SELECT FOR UPDATE SKIP LOCKED for Job Queues

Instead of explicit locks, use database constraints and SELECT FOR UPDATE.

class JobQueue {
  async dequeueJob(workerId: string): Promise<Job | null> {
    const result = await this.db.query(
      `UPDATE jobs
       SET worker_id = $1, status = 'processing', claimed_at = NOW()
       WHERE id = (
         SELECT id FROM jobs
         WHERE status = 'pending'
         ORDER BY priority DESC, created_at ASC
         FOR UPDATE SKIP LOCKED
         LIMIT 1
       )
       RETURNING id, payload, attempt_count`,
      [workerId]
    );

    return result.rows[0] || null;
  }

  async completeJob(jobId: string): Promise<void> {
    await this.db.query(
      `UPDATE jobs SET status = 'completed', completed_at = NOW() WHERE id = $1`,
      [jobId]
    );
  }

  async failJob(jobId: string, error: string): Promise<void> {
    const result = await this.db.query(
      `SELECT attempt_count, max_attempts FROM jobs WHERE id = $1`,
      [jobId]
    );

    const { attempt_count, max_attempts } = result.rows[0];
    if (attempt_count >= max_attempts) {
      await this.db.query(
        `UPDATE jobs SET status = 'failed', error = $1 WHERE id = $2`,
        [error, jobId]
      );
    } else {
      await this.db.query(
        `UPDATE jobs SET status = 'pending', attempt_count = attempt_count + 1 WHERE id = $1`,
        [jobId]
      );
    }
  }
}

Lock-Free Alternatives: Optimistic Concurrency

Often you don't need locks. Use version numbers and retry on conflict.

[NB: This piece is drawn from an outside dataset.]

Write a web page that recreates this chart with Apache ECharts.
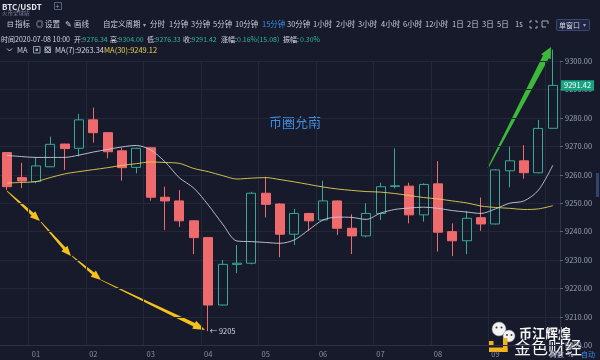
<!DOCTYPE html>
<html>
<head>
<meta charset="utf-8">
<script src="https://cdn.jsdelivr.net/npm/echarts@6/dist/echarts.min.js"></script>
<style>
html,body{margin:0;padding:0;background:#161a2b;}
#c{width:600px;height:360px;}
</style>
</head>
<body>
<div id="c"></div>
<script>
// ---- data ----
const times = ['00:30','00:45','01:00','01:15','01:30','01:45','02:00','02:15','02:30','02:45','03:00','03:15','03:30','03:45','04:00','04:15','04:30','04:45','05:00','05:15','05:30','05:45','06:00','06:15','06:30','06:45','07:00','07:15','07:30','07:45','08:00','08:15','08:30','08:45','09:00','09:15','09:30','09:45','10:00'];
const opens  = [9267.8,9259.0,9257.6,9262.8,9270.8,9269.3,9279.3,9274.8,9268.4,9262.6,9269.5,9252.1,9250.8,9243.8,9237.9,9214.2,9228.5,9228.9,9253.5,9249.7,9239.1,9246.4,9244.1,9250.8,9241.2,9238.5,9246.4,9255.9,9256.0,9245.9,9256.8,9240.0,9236.8,9244.9,9242.7,9261.4,9264.9,9260.7,9276.34];
const highs  = [9268.0,9264.2,9266.1,9273.4,9270.9,9281.4,9283.6,9275.0,9269.4,9269.5,9269.7,9255.8,9254.6,9244.0,9238.0,9230.0,9235.3,9254.0,9259.3,9250.0,9248.0,9246.6,9257.9,9251.0,9246.1,9250.0,9257.2,9269.3,9257.2,9257.0,9264.8,9242.9,9247.3,9252.0,9262.0,9269.9,9270.4,9279.3,9304.0];
const lows   = [9254.6,9255.3,9257.0,9262.7,9261.7,9266.4,9271.3,9265.8,9257.9,9260.5,9250.9,9240.6,9241.7,9232.1,9205.0,9214.0,9225.4,9228.5,9245.0,9231.0,9235.3,9240.3,9244.0,9238.8,9232.1,9238.0,9244.1,9255.2,9242.9,9243.5,9233.0,9231.4,9232.1,9240.3,9242.5,9255.6,9258.6,9260.5,9276.33];
const closes = [9255.8,9257.8,9263.1,9270.7,9269.2,9279.3,9274.8,9268.1,9262.5,9269.3,9252.1,9250.8,9243.8,9237.9,9214.2,9228.5,9228.9,9253.5,9249.6,9239.1,9246.4,9243.8,9250.8,9241.2,9238.5,9246.4,9255.8,9256.1,9245.9,9256.6,9239.8,9236.8,9244.7,9242.7,9261.7,9264.9,9260.7,9276.3,9291.42];
const ma7  = [9266.8,9266.4,9266.1,9266.1,9266.1,9266.9,9268.0,9268.9,9269.8,9270.3,9268.7,9264.5,9258.9,9255.3,9249.4,9242.7,9236.7,9236.5,9236.2,9235.9,9237.1,9240.6,9244.1,9245.1,9245.0,9244.3,9246.5,9247.8,9248.3,9248.6,9248.2,9247.4,9246.9,9246.4,9248.0,9250.0,9250.8,9254.6,9263.34];
const ma30 = [9257.1,9257.3,9257.6,9259.0,9260.3,9261.1,9261.8,9262.5,9263.3,9263.9,9264.5,9264.3,9264.0,9262.2,9261.1,9259.7,9258.5,9258.8,9259.0,9258.3,9257.5,9256.6,9255.7,9255.0,9254.5,9254.1,9253.9,9253.4,9252.7,9252.0,9251.5,9250.8,9250.1,9249.0,9248.5,9248.2,9247.8,9248.0,9249.12];
const yTicks = {min: 9200, max: 9300, step: 10};

// ---- build ----
const kData = times.map((t, i) => [opens[i], closes[i], lows[i], highs[i]]);
const hiIdx = highs.indexOf(Math.max(...highs));
const loIdx = lows.indexOf(Math.min(...lows));
const lastClose = closes[closes.length - 1];

const CJK = '"Noto Sans CJK SC", "Noto Sans", sans-serif';
const TXT = '#c9cdd9';
const GRN = '#2fb597';
const BLUE = '#3d8ee8';

function T(x, y, text, fill, size, extra) {
  return {
    type: 'text', x: x, y: y, silent: true,
    style: Object.assign({text: text, fill: fill || TXT, fontSize: size || 7.5, fontFamily: CJK, verticalAlign: 'middle', align: 'left'}, extra || {})
  };
}
function arrow(x1, y1, x2, y2, w1, w2, hl, hw, fill) {
  const dx = x2 - x1, dy = y2 - y1, L = Math.hypot(dx, dy);
  const ux = dx / L, uy = dy / L, px = -uy, py = ux;
  const bx = x2 - ux * hl, by = y2 - uy * hl;
  return {
    type: 'polygon', silent: true,
    shape: {points: [
      [x1 + px * w1 / 2, y1 + py * w1 / 2],
      [bx + px * w2 / 2, by + py * w2 / 2],
      [bx + px * hw / 2, by + py * hw / 2],
      [x2, y2],
      [bx - px * hw / 2, by - py * hw / 2],
      [bx - px * w2 / 2, by - py * w2 / 2],
      [x1 - px * w1 / 2, y1 - py * w1 / 2]
    ]},
    style: {fill: fill}
  };
}

const graphics = [
  // row 1
  T(2, 6.5, 'BTC/USDT', '#e6e8f0', 8, {fontWeight: 'bold'}),
  T(2, 13, '火币全球站', '#7d849a', 5.5),
  {type: 'rect', silent: true, shape: {x: 54.5, y: 2.5, width: 7, height: 7}, style: {fill: 'none', stroke: '#59607a', lineWidth: 1}},
  T(55.6, 6, '+', '#9aa0b4', 7),
  // row 2
  T(7, 24.5, '⊟', TXT, 7.5),
  T(15, 24.5, '指标'),
  T(36, 24.5, '◎', TXT, 7.5),
  T(45, 24.5, '设置'),
  T(65, 24.5, '✎', TXT, 7.5),
  T(74, 24.5, '画线'),
  T(103, 24.5, '自定义周期'),
  T(143, 24.5, '▾', '#9aa0b4', 6),
  T(150, 24.5, '分时'),
  T(169, 24.5, '1分钟'),
  T(191, 24.5, '3分钟'),
  T(213, 24.5, '5分钟'),
  T(235, 24.5, '10分钟'),
  T(262, 24.5, '15分钟', BLUE),
  T(287, 24.5, '30分钟'),
  T(313, 24.5, '1小时'),
  T(336, 24.5, '2小时'),
  T(358, 24.5, '3小时'),
  T(381, 24.5, '4小时'),
  T(403, 24.5, '6小时'),
  T(425, 24.5, '12小时'),
  T(452, 24.5, '1日'),
  T(467, 24.5, '2日'),
  T(482, 24.5, '3日'),
  T(497, 24.5, '5日'),
  T(515, 24.5, '1s'),
  {type: 'polyline', silent: true, shape: {points: [[530,23],[530,21],[532,21]]}, style: {stroke: TXT, lineWidth: 0.8, fill: 'none'}},
  {type: 'polyline', silent: true, shape: {points: [[535,21],[537,21],[537,23]]}, style: {stroke: TXT, lineWidth: 0.8, fill: 'none'}},
  {type: 'polyline', silent: true, shape: {points: [[530,26],[530,28],[532,28]]}, style: {stroke: TXT, lineWidth: 0.8, fill: 'none'}},
  {type: 'polyline', silent: true, shape: {points: [[535,28],[537,28],[537,26]]}, style: {stroke: TXT, lineWidth: 0.8, fill: 'none'}},
  {type: 'polyline', silent: true, shape: {points: [[546,27],[542,27],[542,21],[548,21],[548,24]]}, style: {stroke: TXT, lineWidth: 0.8, fill: 'none'}},
  {type: 'rect', silent: true, shape: {x: 556.5, y: 19.5, width: 33, height: 11, r: 1}, style: {fill: '#1f2642', stroke: '#3a4670', lineWidth: 1}},
  T(559, 25, '单窗口', '#d6d9e6', 7),
  T(583, 25, '▾', '#9aa0b4', 5.5),
  // row 3
  T(1, 39.5, '时间2020-07-08 10:00', '#d6d9e4', 7),
  T(74, 39.5, '开:', '#d6d9e4', 7), T(82.5, 39.5, '9276.34', GRN, 7),
  T(110, 39.5, '高:', '#d6d9e4', 7), T(118.5, 39.5, '9304.00', GRN, 7),
  T(147, 39.5, '低:', '#d6d9e4', 7), T(155.5, 39.5, '9276.33', GRN, 7),
  T(183, 39.5, '收:', '#d6d9e4', 7), T(191.5, 39.5, '9291.42', GRN, 7),
  T(221, 39.5, '涨幅:', '#d6d9e4', 7), T(237, 39.5, '0.16%(15.08)', GRN, 7),
  T(283, 39.5, '振幅:', '#d6d9e4', 7), T(300, 39.5, '0.30%', GRN, 7),
  // row 4 (MA legend)
  {type: 'polyline', silent: true, shape: {points: [[7,48.5],[9.5,51],[12,48.5]]}, style: {stroke: TXT, lineWidth: 0.9, fill: 'none'}},
  T(17, 50, 'MA', TXT),
  {type: 'rect', silent: true, shape: {x: 33.5, y: 46.5, width: 6.5, height: 6.5}, style: {fill: 'none', stroke: '#9aa0b4', lineWidth: 0.9}},
  {type: 'rect', silent: true, shape: {x: 35.5, y: 48.5, width: 2.5, height: 2.5}, style: {fill: '#9aa0b4'}},
  {type: 'rect', silent: true, shape: {x: 44.5, y: 46.5, width: 6.5, height: 6.5}, style: {fill: '#9aa0b4'}},
  {type: 'line', silent: true, shape: {x1: 45.5, y1: 47.5, x2: 50, y2: 52}, style: {stroke: '#161a2b', lineWidth: 1}},
  {type: 'line', silent: true, shape: {x1: 50, y1: 47.5, x2: 45.5, y2: 52}, style: {stroke: '#161a2b', lineWidth: 1}},
  T(55, 50, 'MA(7):' + ma7[ma7.length - 1].toFixed(2), '#d8dae8'),
  T(104, 50, 'MA(30):' + ma30[ma30.length - 1].toFixed(2), '#e8d44d'),
  // watermark text
  T(269, 122.5, '币圈允南', '#3f8de0', 13),
  // yellow arrows
  arrow(7, 191, 40, 221, 0.8, 3.2, 10, 8, '#f5c21b'),
  arrow(41, 222, 71, 256, 0.8, 3.2, 10, 8, '#f5c21b'),
  arrow(72, 256, 101, 280, 0.8, 3.2, 10, 8, '#f5c21b'),
  arrow(101, 280, 205, 330, 0.8, 3.8, 12, 9, '#f5c21b'),
  // green arrow
  arrow(488, 168, 551, 47, 1, 6.5, 11, 11, '#3cb83a'),
  // scrollbar
  {type: 'rect', silent: true, shape: {x: 596, y: 173, width: 3, height: 24}, style: {fill: '#34426e'}},
  // bottom-right logo watermark
  {type: 'circle', silent: true, shape: {cx: 499, cy: 329, r: 7}, style: {fill: '#f2f2f2', stroke: '#888', lineWidth: 0.5}},
  {type: 'circle', silent: true, shape: {cx: 509, cy: 336, r: 6}, style: {fill: '#f2f2f2', stroke: '#888', lineWidth: 0.5}},
  {type: 'circle', silent: true, shape: {cx: 496.5, cy: 327.5, r: 1}, style: {fill: '#333'}},
  {type: 'circle', silent: true, shape: {cx: 501.5, cy: 327.5, r: 1}, style: {fill: '#333'}},
  {type: 'circle', silent: true, shape: {cx: 507, cy: 335, r: 0.9}, style: {fill: '#333'}},
  {type: 'circle', silent: true, shape: {cx: 511.5, cy: 335, r: 0.9}, style: {fill: '#333'}},
  {type: 'rect', silent: true, shape: {x: 489, y: 341, width: 4.5, height: 4.5}, style: {fill: '#f2b418'}},
  {type: 'rect', silent: true, shape: {x: 503, y: 338, width: 4.5, height: 14}, style: {fill: '#f2b418'}},
  {type: 'rect', silent: true, shape: {x: 489, y: 347.5, width: 18.5, height: 4.5}, style: {fill: '#f2b418'}},
  T(519, 333.5, '币江辉煌', '#f4f4f4', 13, {fontWeight: 'bold'}),
  T(514, 347.5, '金色财经', '#f4f4f4', 17),
  T(550, 354, '对数', '#b8bccb', 7),
  T(567, 354, '%', '#b8bccb', 7),
  T(581, 354, '自动', BLUE, 7)
];

const option = {
  backgroundColor: '#161a2b',
  animation: false,
  grid: {left: -1.6, width: 561.6, top: 61, height: 284.4},
  xAxis: {
    type: 'category', data: times, boundaryGap: true,
    axisLine: {show: true, lineStyle: {color: '#2a3045'}},
    axisTick: {show: false},
    axisLabel: {
      color: '#8b90a3', fontSize: 7.5, fontFamily: CJK, margin: 5,
      interval: (i, v) => v.endsWith(':00'),
      formatter: v => v.slice(0, 2)
    },
    splitLine: {show: true, interval: (i, v) => v.endsWith(':00'), lineStyle: {color: '#232839', width: 1}}
  },
  yAxis: {
    type: 'value', position: 'right', scale: true,
    min: yTicks.min, max: yTicks.max, interval: yTicks.step,
    axisLine: {show: true, lineStyle: {color: '#2e3449'}},
    axisTick: {show: true, length: 3, lineStyle: {color: '#5d6378'}},
    axisLabel: {color: '#9aa0b2', fontSize: 7.5, fontFamily: CJK, margin: 5, formatter: v => v.toFixed(2)},
    splitLine: {show: true, lineStyle: {color: '#232839', width: 1}}
  },
  series: [
    {
      type: 'candlestick', data: kData, barWidth: 9.5, clip: false,
      itemStyle: {color: 'rgba(0,0,0,0)', color0: '#ef6a6d', borderColor: '#35a995', borderColor0: '#ef6a6d', borderWidth: 1},
      markPoint: {
        symbol: 'circle', symbolSize: 1, itemStyle: {color: 'rgba(0,0,0,0)'},
        label: {color: '#d6d9e4', fontSize: 7.5, fontFamily: CJK},
        data: [
          {coord: [hiIdx, highs[hiIdx]], label: {position: 'left', distance: 2, formatter: highs[hiIdx].toFixed(0) + ' —'}},
          {coord: [loIdx, lows[loIdx]], label: {position: 'right', distance: 1, formatter: '← ' + lows[loIdx].toFixed(0)}}
        ]
      },
      markLine: {
        silent: true, symbol: 'none',
        lineStyle: {color: 'rgba(0,0,0,0)'},
        label: {position: 'end', distance: 1, formatter: lastClose.toFixed(2), color: '#ffffff', backgroundColor: '#17a37f', padding: [2, 3, 1, 3], fontSize: 7.5, fontFamily: CJK},
        data: [{yAxis: lastClose}]
      }
    },
    {type: 'line', data: ma7, symbol: 'none', smooth: 0.3, lineStyle: {color: '#c6c9df', width: 0.9}, z: 3},
    {type: 'line', data: ma30, symbol: 'none', smooth: 0.3, lineStyle: {color: '#e3cf52', width: 0.9}, z: 3}
  ],
  graphic: graphics
};
const chart = echarts.init(document.getElementById('c'), null, {renderer: 'canvas'});
chart.setOption(option);
</script>
</body>
</html>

class OptimisticConcurrency {
  async updateAccount(accountId: string, updates: any): Promise<void> {
    let retries = 0;
    const maxRetries = 5;

    while (retries < maxRetries) {
      // Read current version
      const current = await this.db.query(
        `SELECT version, balance FROM accounts WHERE id = $1`,
        [accountId]
      );

      if (current.rows.length === 0) {
        throw new Error(`Account ${accountId} not found`);
      }

      const { version, balance } = current.rows[0];

      // Apply updates
      const newBalance = balance + updates.amount;

      // Try to update only if version hasn't changed
      const updateResult = await this.db.query(
        `UPDATE accounts SET balance = $1, version = version + 1
         WHERE id = $2 AND version = $3`,
        [newBalance, accountId, version]
      );

      if (updateResult.rowCount === 1) {
        return; // Success
      }

      // Version mismatch; retry
      retries++;
      await sleep(Math.pow(2, retries) * 10 + Math.random() * 10);
    }

    throw new Error(`Failed to update account after ${maxRetries} retries`);
  }
}

When Distributed Locks Are Wrong

Distributed locks add latency and complexity. Consider alternatives:

  1. Caching: Use cache-aside pattern with weak consistency
  2. Partitioning: Ensure no two servers handle the same resource
  3. Optimistic concurrency: Accept conflicts, retry on mismatch
  4. Work stealing: ONE server owns a resource; if it dies, another steals work
  5. Sharding: Route by customer/resource to a single owner

Checklist

  • Understand your locking requirement: are you preventing races or just coordinating?
  • Use database locks for single-database operations
  • Use optimistic concurrency unless strong mutual exclusion is required
  • If using Redis locks, implement token-based release (not just TTL)
  • For long operations, implement renewal or use fencing tokens
  • Test lock failures: crashed processes, network partitions, clock skew
  • Monitor lock contention and timeout rates
  • Avoid nested locks (deadlock risk)

Conclusion

Distributed locks feel like a safety net, but they have holes. For single-database operations, use advisory locks. For cross-service coordination, ask if you really need mutual exclusion—often optimistic concurrency or work partitioning is simpler and faster. If you do use locks, include tokens and test failure scenarios ruthlessly.